Introduction to Hamsters
Hamsters in the wild are desert creatures from Syria and live in burrows. Apparently, almost all the hamsters sold in the US as pets are descended from one family of hamsters captured in the 1930's, but there are other lines of hamsters available known as Siberian, Chinese, European, and American.
Hamsters are fun because you can make intriguing habitats for them with lots of tunnels and burrows and exercise wheels and so forth. The worst thing about these little creatures, though, is that they have fairly short life spans of about 2 years.
Hamsters are solitary creatures and usually do best when housed alone or small numbers if the cage is big. Speaking of cages, be sure it is chew proof.
Many vets have had people bring in hamsters that they thought were very sick or even dead, when all that was wrong was that the little guys were HIBERNATING!
They do this if the environment gets too cold. Ideal temperature for these creatures is between 65 and 75 F (just like us)

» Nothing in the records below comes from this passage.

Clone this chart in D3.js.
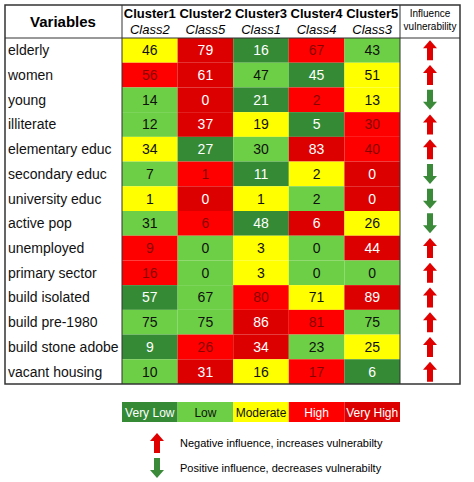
<!DOCTYPE html>
<html>
<head>
<meta charset="utf-8">
<style>
  body { margin: 0; background: #fff; font-family: "Liberation Sans", Arial, sans-serif; }
</style>
</head>
<body>
<svg id="chart" width="474" height="482"></svg>
<script src="https://cdn.jsdelivr.net/npm/d3@7"></script>
<script>
var variables = ['elderly','women','young','illiterate','elementary educ','secondary educ',
  'university educ','active pop','unemployed','primary sector','build isolated',
  'build pre-1980','build stone adobe','vacant housing'];
var clusters = ['Cluster1','Cluster2','Cluster3','Cluster4','Cluster5'];
var classes = ['Class2','Class5','Class1','Class4','Class3'];
var values = [
  [46,79,16,67,43],[56,61,47,45,51],[14,0,21,2,13],[12,37,19,5,30],
  [34,27,30,83,40],[7,1,11,2,0],[1,0,1,2,0],[31,6,48,6,26],
  [9,0,3,0,44],[16,0,3,0,0],[57,67,80,71,89],[75,75,86,81,75],
  [9,26,34,23,25],[10,31,16,17,6]
];
// 0 very low .. 4 very high
var levels = [
  [2,4,0,3,1],[3,4,1,0,2],[1,4,0,3,2],[1,4,2,0,3],
  [2,0,1,4,3],[1,3,0,2,4],[2,4,2,1,4],[1,3,0,4,2],
  [3,1,2,1,4],[3,1,2,1,1],[0,1,3,2,4],[1,1,4,3,1],
  [0,3,4,1,2],[1,4,2,3,0]
];
var influence = [1,1,-1,1,1,-1,-1,-1,1,1,1,1,1,1];
var levelNames = ['Very Low','Low','Moderate','High','Very High'];

var fill = ['#358a35','#6ccf45','#ffff00','#ff0000','#dd0000'];
var ink = ['#ffffff','#111111','#111111','#8a0000','#ffffff'];

var svg = d3.select('#chart');
var xL = 5, xR = 460, yT = 5, headH = 33, yB = 384;
var x = d3.scaleBand().domain(d3.range(5)).range([122, 400]);
var y = d3.scaleBand().domain(d3.range(variables.length)).range([yT + headH, yB]);

// cells
var rows = svg.selectAll('g.row').data(values).enter().append('g').attr('class', 'row')
  .attr('transform', function (d, i) { return 'translate(0,' + y(i) + ')'; });
rows.each(function (row, i) {
  var g = d3.select(this);
  g.selectAll('rect').data(row).enter().append('rect')
    .attr('x', function (d, j) { return x(j); }).attr('width', x.bandwidth())
    .attr('height', y.bandwidth())
    .attr('fill', function (d, j) { return fill[levels[i][j]]; });
  g.selectAll('text.v').data(row).enter().append('text').attr('class', 'v')
    .attr('x', function (d, j) { return x(j) + x.bandwidth() / 2; })
    .attr('y', y.bandwidth() / 2 + 5).attr('text-anchor', 'middle')
    .attr('font-size', 14)
    .attr('fill', function (d, j) { return ink[levels[i][j]]; })
    .text(function (d) { return d; });
  g.append('text').attr('x', xL + 3).attr('y', y.bandwidth() / 2 + 5)
    .attr('font-size', 14).attr('fill', '#111').text(variables[i]);
});

function arrow(g, cx, cy, dir) {
  var c = dir > 0 ? '#e00000' : '#3a8a3a';
  var p = dir > 0
    ? [[0,-10],[7,-2],[3,-2],[3,10],[-3,10],[-3,-2],[-7,-2]]
    : [[0,10],[7,2],[3,2],[3,-10],[-3,-10],[-3,2],[-7,2]];
  g.append('path').attr('d', d3.line()(p.map(function (q) { return [cx + q[0], cy + q[1]]; })) + 'Z')
    .attr('fill', c);
}
influence.forEach(function (d, i) { arrow(svg, 430, y(i) + y.bandwidth() / 2, d); });

// header
svg.append('text').attr('x', 63).attr('y', 27).attr('text-anchor', 'middle')
  .attr('font-size', 15).attr('font-weight', 'bold').text('Variables');
clusters.forEach(function (c, j) {
  svg.append('text').attr('x', x(j) + x.bandwidth() / 2).attr('y', 18).attr('text-anchor', 'middle')
    .attr('font-size', 13).attr('font-weight', 'bold').text(c);
  svg.append('text').attr('x', x(j) + x.bandwidth() / 2).attr('y', 34).attr('text-anchor', 'middle')
    .attr('font-size', 13).attr('font-style', 'italic').text(classes[j]);
});
svg.append('text').attr('x', 430).attr('y', 17).attr('text-anchor', 'middle').attr('font-size', 10).text('Influence');
svg.append('text').attr('x', 430).attr('y', 30).attr('text-anchor', 'middle').attr('font-size', 10).text('vulnerability');

// lines
svg.append('rect').attr('x', xL).attr('y', yT).attr('width', xR - xL).attr('height', yB - yT)
  .attr('fill', 'none').attr('stroke', '#333').attr('stroke-width', 1.5);
[122, 400].forEach(function (lx) {
  svg.append('line').attr('x1', lx).attr('x2', lx).attr('y1', yT).attr('y2', yB).attr('stroke', '#333');
});
svg.append('line').attr('x1', xL).attr('x2', xR).attr('y1', yT + headH).attr('y2', yT + headH).attr('stroke', '#333');

// legend
var lx = d3.scaleBand().domain(d3.range(5)).range([122, 400]);
var lg = svg.append('g').attr('transform', 'translate(0,402)');
lg.selectAll('rect').data(levelNames).enter().append('rect')
  .attr('x', function (d, i) { return lx(i); }).attr('width', lx.bandwidth()).attr('height', 20)
  .attr('fill', function (d, i) { return fill[i]; });
lg.selectAll('text').data(levelNames).enter().append('text')
  .attr('x', function (d, i) { return lx(i) + lx.bandwidth() / 2; }).attr('y', 15)
  .attr('text-anchor', 'middle').attr('font-size', 12)
  .attr('fill', function (d, i) { return i === 0 || i >= 3 ? '#fff' : '#111'; })
  .text(function (d) { return d; });

arrow(svg, 157, 443, 1);
arrow(svg, 157, 468, -1);
svg.append('text').attr('x', 180).attr('y', 447).attr('font-size', 11).text('Negative influence, increases vulnerabilty');
svg.append('text').attr('x', 180).attr('y', 472).attr('font-size', 11).text('Positive influence, decreases vulnerabilty');
</script>
</body>
</html>
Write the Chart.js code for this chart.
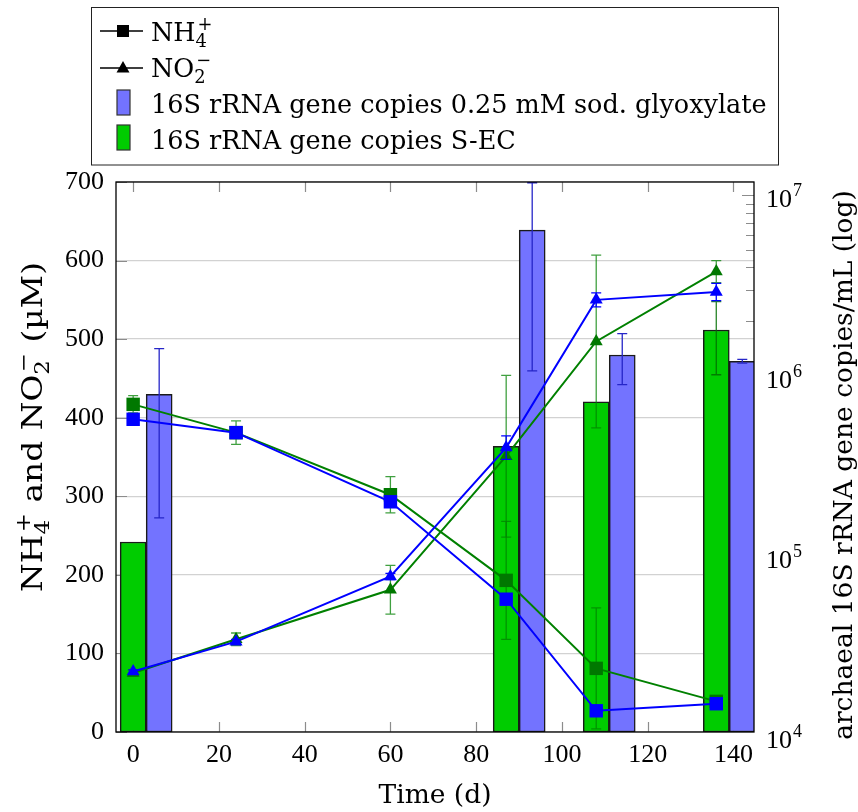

Another common problem we vets see in hamsters are impacted cheek pouches or cheek abscess’. We’ll get to more veterinary problems and comments later, but in the meantime, here’s some basic info:
Average weights are 85-150 grams with the FEMALE more likely to be larger! Maybe that’s why hamsters aren’t typically Muslim Fundamentalists, even though they’re from Syria.
Normal body temp is 99-101 F
Resp rate ranges from 34-150
Heart rate ranges from 250-500
Hamsters in the wild are omnivores. The best diet for pets, though, are the commercial hamster pellets although it’s okay and appreciated by the hamster is you supplement with fruits, nuts, and cereal. Hamsters like to bury or hoard food, so don’t supplement with large quantities of things that might go “bad”.
Puberty is at just 10 weeks of age
Gestation is just 15 days plus or minus one day
Litter size is up to 10
Babies need to nurse for about 3 weeks
When females are in heat, they have a lot of white vaginal discharge and like cats will keep coming into heat until bred. Hamsters are so called seasonally estrus, but all that means is that they are MORE LIKELY to go into heat during the Spring than at other times of the year.
Veterinary Problems we frequently see in hamsters are similar to those we see in Guinea Pigs except that instead of vitamin C deficiencies, we see vitamin E deficiencies. Other problems include skin abscess’s , mange, and rashes. Overgrown front teeth that need to be trimmed, and bladder infections and stones.